CALDWELL — One of Caldwell’s only bookstores has hit a milestone — The Rubaiyat LLC is turning 7 on Jan. 12. The bookstore will host a celebration that day with wine, chocolate cake and French poetry.
Amy Perry, co-owner of Rubaiyat, was told a bookstore in Caldwell wouldn’t work.
“People in Caldwell don’t read,” she said she was told.
The store started with a collection of 5,563 books and has now grown to more than 19,000.
Perry moved to Caldwell in 2006 and for years she “whined, moaned and complained” about the lack of a bookstore in the city, she said.
Then in 2010, she decided she had to do something about it herself.
For $27.36, Perry bought hundreds of books from garage sales and dollar-a-bag library sales. She spent most of that year working on designing shelves and collecting books.
Soon she was ready to open, except for one thing — she needed a storefront.
“I was set for a year,” Perry said. “I had the money to pay off rent and utilities.”
She even found a “lovely place” in Boise, she said. But after driving there, Perry decided she didn’t want her bookstore in Boise. She drove back to Caldwell and decided she wanted to read a book with the word “Alice” in its title.
“I had 5,563 books and not one with word ‘Alice’ in its title,” she said. “Not even ‘Alice in Wonderland.’”
She picked the first book she saw at the Idaho Youth Ranch. The book, “A town like Alice” by Nevil Shute published in 1950, changed everything for Perry.
From the book, Perry learned that if she wanted a bookstore in Caldwell, she had to “just do it,” she said.
She found a Realtor and tapped into a spirit of persistence, calling the Realtor at 9:30, 11:30 and 4:30 for days, Perry said.
“And the Rubaiyat was born,” Ken Nelson, co-owner, said.
On Jan. 12, 2011, Perry opened the doors. A year later, she moved the store to its current location on Arthur Street.
Moving forward, both Nelson and Perry hope there will always be a bookstore in Caldwell.
“If a new store wants to open here,” Nelson said, “we’ll get down and help them.”
WHAT’S IN A NAME? A LOT
When Perry was researching how to run a bookstore, she was repeatedly told its name should be one that means a lot to the store’s owner.
Rubáiyát of Omar Khayyam is a series of Persian poetry. Some of Perry’s first childhood memories are listening to her mother read those poems. With that in mind, Perry decided to name her store The Rubaiyat.
The year 2017 was full of construction in downtown Caldwell. Improvements on Main Street and Indian Creek Plaza construction both occupied the better chunk of last year.

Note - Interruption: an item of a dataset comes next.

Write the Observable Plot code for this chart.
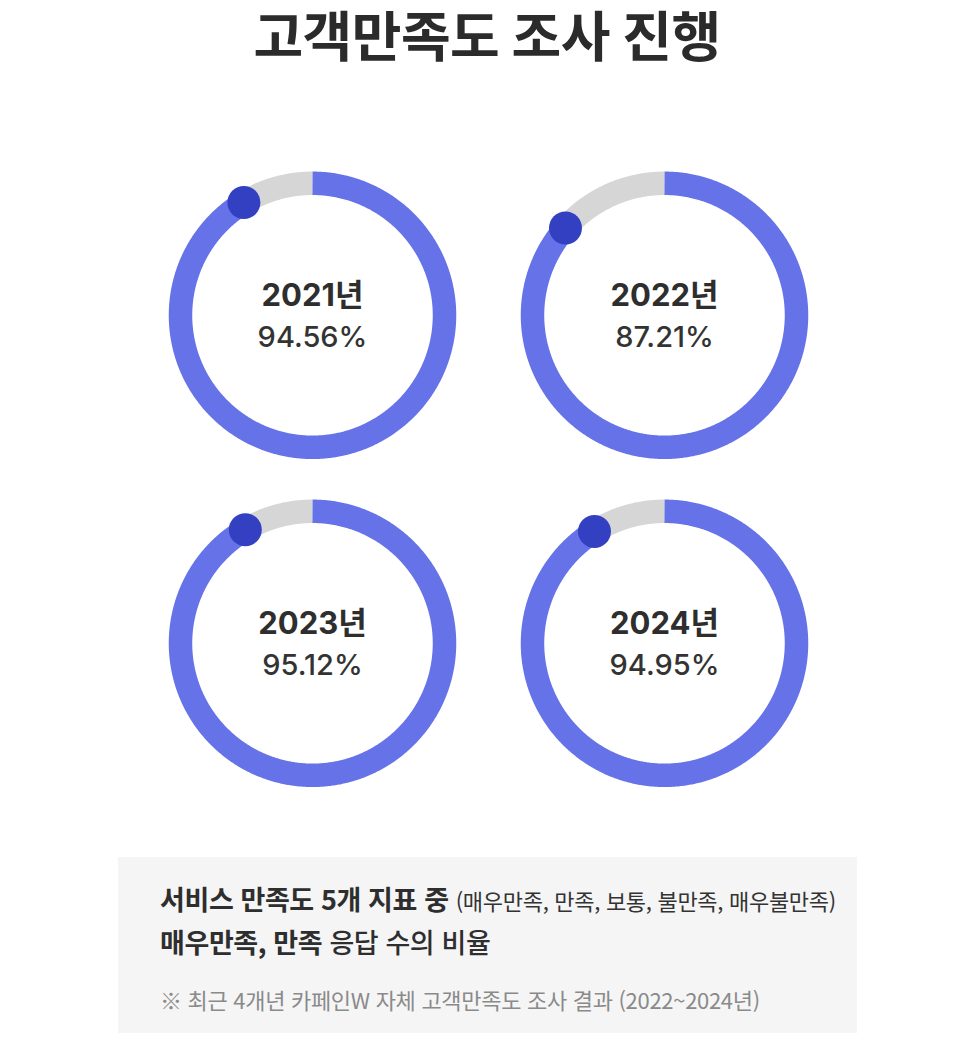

While that affected her business, Perry said she is looking forward to 2018, when the work on the plaza is completed.
She is also planning to host open mic nights and book club readings at the store, mostly to encourage new local talent, she said.
For now, The Rubaiyat has a round wooden center table with four chairs around it. Perry and Nelson’s friends visit them often to chat, read and have a cup of coffee.
Support from the community and encouragement from her friends kept her going even as business slowed down, Perry said.
BOOKS, GAMES AND PUZZLES
Perry is an avid reader. When asked about her favorite genre, she says, “yes.”
What she means is she reads books of all kinds.
“I have to,” she said. “I like being able to recommend the right books. ... It also helps with the sorting.”
Her store has books in foreign languages, along with works of fiction and nonfiction. Perry also carries a section specific to Idaho.
While the bookstore mainly sells used books, it also carries new editions of local authors and those printed by Caxton Printers in Caldwell, Perry said, to support local business.
The store’s other big item is puzzles. Perry has a unique way of making sure all her puzzles, even the used ones, are complete. Her friends at the Caldwell Senior Citizen Center take the puzzles home, put them together, and bring them back packed to let Perry know they are complete.
“I love my puzzle doers,” she said.
Texas Gordy, a regular at The Rubaiyat, is part of Perry’s puzzle team. But more than just doing puzzles, she enjoys being able to spend time at the bookstore.
“What is a town without a bookstore in it?” Gordy said.